-- Begin Exercise data --

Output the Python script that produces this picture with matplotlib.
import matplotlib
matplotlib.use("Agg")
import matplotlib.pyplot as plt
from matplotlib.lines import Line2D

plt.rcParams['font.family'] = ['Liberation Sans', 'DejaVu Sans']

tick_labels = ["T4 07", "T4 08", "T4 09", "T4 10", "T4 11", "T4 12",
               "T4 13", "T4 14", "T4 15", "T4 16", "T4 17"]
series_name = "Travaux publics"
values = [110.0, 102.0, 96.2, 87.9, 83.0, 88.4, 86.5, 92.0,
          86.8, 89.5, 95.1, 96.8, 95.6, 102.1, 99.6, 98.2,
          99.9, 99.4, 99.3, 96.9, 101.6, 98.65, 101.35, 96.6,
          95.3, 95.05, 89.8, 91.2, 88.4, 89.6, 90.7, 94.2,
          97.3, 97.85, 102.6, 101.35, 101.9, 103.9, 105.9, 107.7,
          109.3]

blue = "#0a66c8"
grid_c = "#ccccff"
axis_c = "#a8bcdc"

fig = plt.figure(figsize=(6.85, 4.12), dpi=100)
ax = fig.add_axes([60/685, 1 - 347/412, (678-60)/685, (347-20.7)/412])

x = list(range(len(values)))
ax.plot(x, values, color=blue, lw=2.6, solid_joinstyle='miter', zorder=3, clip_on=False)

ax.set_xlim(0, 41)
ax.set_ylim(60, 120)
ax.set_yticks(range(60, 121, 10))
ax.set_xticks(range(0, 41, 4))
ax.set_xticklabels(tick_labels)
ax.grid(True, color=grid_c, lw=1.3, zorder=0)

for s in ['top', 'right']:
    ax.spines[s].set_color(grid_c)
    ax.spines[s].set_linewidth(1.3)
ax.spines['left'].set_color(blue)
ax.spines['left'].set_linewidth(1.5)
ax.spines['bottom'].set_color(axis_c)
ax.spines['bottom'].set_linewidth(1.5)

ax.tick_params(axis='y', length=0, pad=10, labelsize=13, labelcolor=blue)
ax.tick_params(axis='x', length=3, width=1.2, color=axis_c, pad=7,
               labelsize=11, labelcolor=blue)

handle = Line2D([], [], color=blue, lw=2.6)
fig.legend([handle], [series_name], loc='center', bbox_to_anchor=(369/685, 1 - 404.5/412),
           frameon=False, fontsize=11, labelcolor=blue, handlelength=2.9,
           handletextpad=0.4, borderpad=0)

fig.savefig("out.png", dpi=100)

-- End Exercise data --
-- Begin Exercise data --

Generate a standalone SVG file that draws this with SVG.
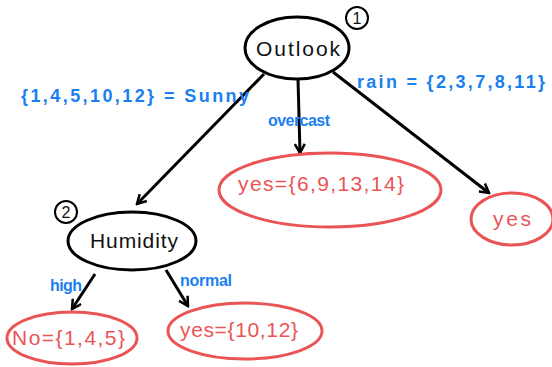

-- End Exercise data --
-- Begin Exercise data --

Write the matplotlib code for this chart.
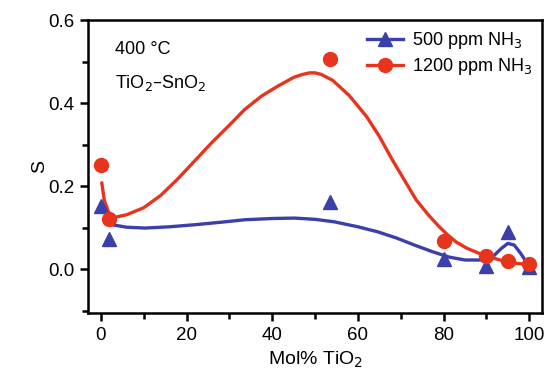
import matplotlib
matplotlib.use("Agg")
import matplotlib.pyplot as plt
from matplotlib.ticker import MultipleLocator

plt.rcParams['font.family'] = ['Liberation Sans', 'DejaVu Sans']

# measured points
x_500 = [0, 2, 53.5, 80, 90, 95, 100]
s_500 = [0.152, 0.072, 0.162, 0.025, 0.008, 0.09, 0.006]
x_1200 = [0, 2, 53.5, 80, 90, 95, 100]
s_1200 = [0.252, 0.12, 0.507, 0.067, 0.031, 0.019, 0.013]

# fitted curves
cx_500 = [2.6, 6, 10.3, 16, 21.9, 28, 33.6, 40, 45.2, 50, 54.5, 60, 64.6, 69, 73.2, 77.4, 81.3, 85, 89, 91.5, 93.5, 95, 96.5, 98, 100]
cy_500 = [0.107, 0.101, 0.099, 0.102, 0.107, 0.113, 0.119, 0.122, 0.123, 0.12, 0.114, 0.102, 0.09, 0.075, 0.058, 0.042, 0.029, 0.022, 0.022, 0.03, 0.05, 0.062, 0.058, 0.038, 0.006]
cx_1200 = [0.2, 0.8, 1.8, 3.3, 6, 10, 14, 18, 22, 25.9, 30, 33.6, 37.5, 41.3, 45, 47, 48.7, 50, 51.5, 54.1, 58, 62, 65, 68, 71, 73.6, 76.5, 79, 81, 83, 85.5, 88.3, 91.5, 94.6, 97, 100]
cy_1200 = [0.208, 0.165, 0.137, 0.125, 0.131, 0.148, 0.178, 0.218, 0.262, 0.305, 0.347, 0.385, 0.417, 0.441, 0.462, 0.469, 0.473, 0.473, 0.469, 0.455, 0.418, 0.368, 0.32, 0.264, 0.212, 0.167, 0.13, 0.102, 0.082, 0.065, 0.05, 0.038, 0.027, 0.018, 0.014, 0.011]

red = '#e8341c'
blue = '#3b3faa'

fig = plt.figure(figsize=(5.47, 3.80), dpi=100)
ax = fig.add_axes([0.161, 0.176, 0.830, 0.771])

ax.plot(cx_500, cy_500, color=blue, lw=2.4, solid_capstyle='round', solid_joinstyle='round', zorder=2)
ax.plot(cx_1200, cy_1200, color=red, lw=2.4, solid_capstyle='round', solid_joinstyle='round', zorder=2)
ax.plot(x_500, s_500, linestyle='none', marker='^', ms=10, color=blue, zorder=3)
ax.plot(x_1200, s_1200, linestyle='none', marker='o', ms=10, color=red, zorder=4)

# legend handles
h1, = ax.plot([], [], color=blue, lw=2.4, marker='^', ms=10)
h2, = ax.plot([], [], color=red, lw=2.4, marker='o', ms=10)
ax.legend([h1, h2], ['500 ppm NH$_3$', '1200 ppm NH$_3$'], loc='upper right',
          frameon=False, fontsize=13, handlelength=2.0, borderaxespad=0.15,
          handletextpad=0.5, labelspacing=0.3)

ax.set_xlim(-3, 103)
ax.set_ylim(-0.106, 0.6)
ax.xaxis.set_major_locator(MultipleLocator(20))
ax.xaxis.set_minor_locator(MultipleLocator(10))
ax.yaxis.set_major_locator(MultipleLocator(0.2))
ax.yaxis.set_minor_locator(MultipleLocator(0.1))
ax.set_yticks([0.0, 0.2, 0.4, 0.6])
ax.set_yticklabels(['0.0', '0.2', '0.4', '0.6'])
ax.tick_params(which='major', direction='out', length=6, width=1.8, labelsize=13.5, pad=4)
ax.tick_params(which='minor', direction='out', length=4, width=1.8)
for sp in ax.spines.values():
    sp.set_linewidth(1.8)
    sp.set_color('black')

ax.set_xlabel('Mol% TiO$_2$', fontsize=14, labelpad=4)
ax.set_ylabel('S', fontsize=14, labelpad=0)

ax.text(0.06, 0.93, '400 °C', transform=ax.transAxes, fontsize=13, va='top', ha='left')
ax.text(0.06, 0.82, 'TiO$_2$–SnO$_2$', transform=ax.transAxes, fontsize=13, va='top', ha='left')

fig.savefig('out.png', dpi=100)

-- End Exercise data --

Work to complete: Take every line from the records above that has the word "picture" and copy it.

Final result:
Output the Python script that produces this picture with matplotlib.

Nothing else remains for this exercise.